On Jan 8, 2017, at 10:18 AM, Francesco Fondelli <[email protected]>
wrote:
> point 3 and probably point 4, are too risky. If we go against the best
> current practice (RFC 4928, BCP 128) we need a very-very strong
> indication that the following data is not IP. I agree on everything
> else.
We need to fix bug 13301 somehow. BCP nonwithstanding, RFC 4448 says:
The features that the control word provides may not be needed for a
given Ethernet PW. For example, ECMP may not be present or active on
a given MPLS network, strict frame sequencing may not be required,
etc. If this is the case, the control word provides little value and
is therefore optional. Early Ethernet PW implementations have been
deployed that do not include a control word or the ability to process
one if present.

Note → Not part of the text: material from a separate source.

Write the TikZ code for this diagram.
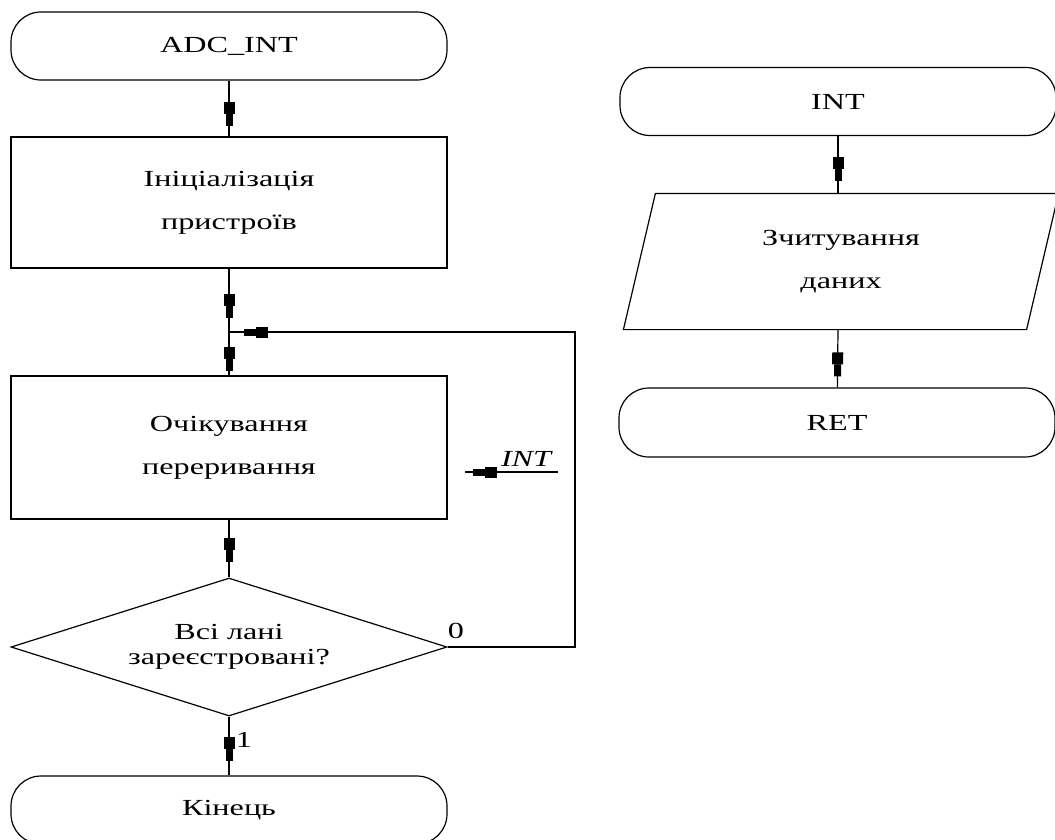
\documentclass[tikz,border=0pt]{standalone}
\usepackage{fontspec}
\setmainfont{Liberation Serif}[FakeStretch=1.4]
\usetikzlibrary{shapes.geometric,decorations.markings,calc}
\tikzset{
  every node/.style={font=\fontsize{23}{43}\selectfont, align=center, inner sep=0pt},
  terminal/.style={draw, rectangle, rounded corners=30pt, minimum width=436pt, minimum height=68pt},
  procbox/.style={draw, rectangle, minimum width=436pt},
  decision/.style={draw, diamond, shape aspect=3.16, minimum width=436pt, minimum height=138pt, font=\fontsize{23}{25}\selectfont},
  flow/.style={postaction={decorate}, decoration={markings, mark=at position #1 with {
      \fill (-24pt,-5.5pt) rectangle (-12pt,5.5pt);
      \fill (-12pt,-3.5pt) rectangle (0pt,3.5pt);}}},
  lbl/.style={font=\fontsize{23}{23}\selectfont}
}
\begin{document}
\begin{tikzpicture}[x=1pt, y=-1pt, line width=1.2pt]
\clip (0,0) rectangle (1055,839);
% left column
\node[terminal] (adc) at (229,46) {ADC\_INT};
\node[procbox, minimum height=131pt] (init) at (229,202.5) {Ініціалізація\\пристроїв};
\coordinate (j) at (229,332);
\node[procbox, minimum height=143pt] (wait) at (229,447.5) {Очікування\\переривання};
\node[decision] (dec) at (229,647) {Всі лані\\зареєстровані?};
\node[terminal] (fin) at (229,810) {Кінець};
\coordinate (lr) at (575,647);
\coordinate (ur) at (575,332);
\coordinate (sigA) at (558,472);
\coordinate (sigB) at (465,472);
\draw[flow=-10pt] (adc) -- (init);
\draw[flow=-14pt] (init) -- (j);
\draw[flow=-4pt] (j) -- (wait);
\draw[flow=-15pt] (wait) -- (dec);
\draw[flow=-14pt] (dec) -- (fin);
\draw[flow=-15pt] (dec.east) -- (lr) -- (ur) -- (j);
\draw[flow=-8pt] (sigA) -- (sigB);
\node[lbl, anchor=south] (intlbl) at (527,467) {\textit{INT}};
\node[lbl] (zero) at (456,631) {0};
\node[lbl] (one) at (244,740) {1};
% right column
\node[terminal] (int) at (838,101.5) {INT};
\node[minimum width=434pt, minimum height=135pt] (rd) at (841,261.5) {Зчитування\\даних};
\draw ([xshift=32pt]rd.north west) -- (rd.north east) -- ([xshift=-32pt]rd.south east) -- (rd.south west) -- cycle;
\node[terminal, minimum height=69pt] (ret) at (837,422.5) {RET};
\draw[flow=-12pt] (int) -- (int |- rd.north);
\draw[flow=-11pt] (int |- rd.south) -- (ret);
\end{tikzpicture}
\end{document}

To aid in backwards compatibility, future
implementations MUST be able to send and receive frames without the
control word present.
and the captures in that bug may be real rather than synthesized (some obscure
companies named "Cisco" and "Huawei" has OUIs that have 4 as the first nibble
and some obscure companies named "Hewlett-Packard" and "Juniper" has OUIs that
have 6 as the first nibble).
As I said:
>> We might also want to have a preference to deal with the "first nibble of
>> the MAC address is 4 or 6" issue.
So perhaps what we should do is either
1) have the "does this look like Ethernet" check *also* check whether
the packet looks sufficiently like an IPv4 or IPv6 packet;
2) have a preference to indicate whether to use the "heuristically
check whether this looks like Ethernet" first for all MPLS payload not
explicitly processed by specific label bindings (manually using Decode As might
not scale if there are a significant number of labels carrying that traffic);
3) both of them, in case the heuristics aren't sufficient for safety.